José Saramago, Os Poemas Possíveis, Lisboa, Editorial Caminho, 1981
Hoje há luto na caserna.
Morreu Saramago. As "elites" não cessam de perorar sobre o Nobel. Enquanto bebia um café e comia um pastel de nata, desfilavam na tv, ao vivo e ao telefone, derramando sobre o dito cujo tanto quanto nunca se derramou sobre escritores maiores do que Saramago como, por exemplo, Jorge de Sena. Há uns anos Saramago entrou nos curricula liceais do regime e varreu a possibilidade de os meninos e de as meninas conhecerem literatura portuguesa aproveitável ou sofrível. A "oficialização" cultural de Saramago começou quando, estupidamente, lhe proibiram um livro num concurso qualquer. O Nobel, festejado pela paróquia provinciana como uma vitória internacional no futebol, acentuou o carácter quase místico da figura que, daí em diante, passou a tratar abaixo de cão qualquer poder politico que não o bajulasse adequadamente. O que afinal subsistiu em relação a Saramago foi o velhinho temor reverencial de um país com lamentáveis "tradições" culturais que, entre outros, fez de Saramago um "símbolo". E é esse que vai ser exibido por estes dias. Poucos ou nenhuns recordarão o pequeno tirano do Diário de Notícias ou a seca vaidade vingativa da criatura. "A morte absolve tudo", como ensinavam os latinos, mas nem tudo é absolvível pela morte. Paz à sua alma.

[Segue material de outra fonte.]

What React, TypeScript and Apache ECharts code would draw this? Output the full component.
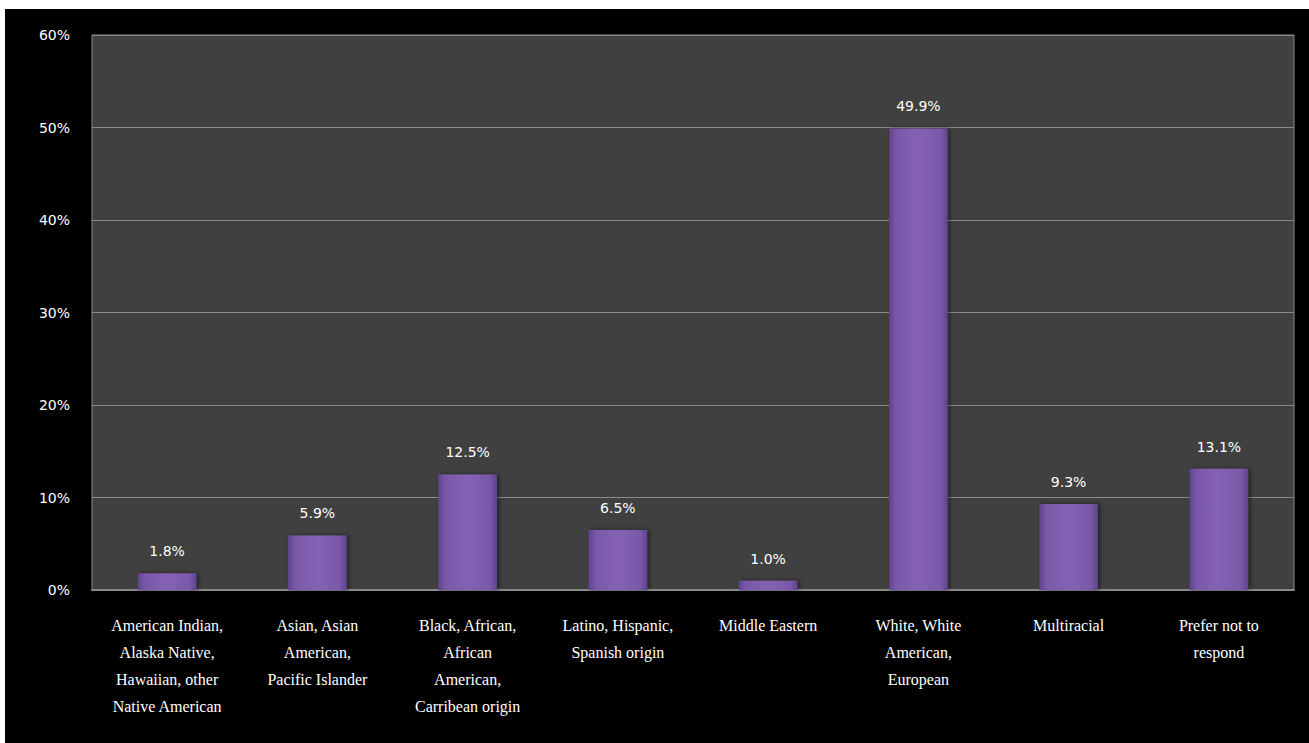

E ficamo-nos por aqui. Ok Blimunda?
JG, lamento que penses assim e continues a beber café com pastéis de nata. Tb fumas?
Mofina, se bem te conheço, e como conheço, o que tu querias dizer é que lamentavas não saber pensar assim.
Mas minha querida, eu andei nos fusos e assentei praça nos Carvalhos!!
A cada qual, como a 'statura, é dada
A justiça: uns faz altos
O fado, outros felizes.
Nada é prêmio: sucede o que acontece.
Nada, Lídia, devemos
Ao fado, senão tê-lo.
[Ricardo Reis]
O melhor prosador português do séc. XX, para mim, é José Cardoso Pires. Mas Saramago não é mau e, em todo o caso, é infinitamente melhor do que a imagem que dele hoje deram os órgãos de comunicação social.
Branquinho da Fonseca - esquecido e ignorado - escreveu pouco. Mas o que escreveu também é do melhor que em Portugal se escreveu no séc. XX.
Penso que disse tudo o que tinha a dizer sobre Saramago na adaptação que fiz do poema de Alberto Caeiro. Recuso-me a debitar, por debitar, palavras que no seu conjunto dirão nada mais do que o que já foi dito dele em vida, por mim e por muitos outros. Deixo os comentários inteligentes para pessoas inteligentes e que sabem as palavras. Ok, Jg?!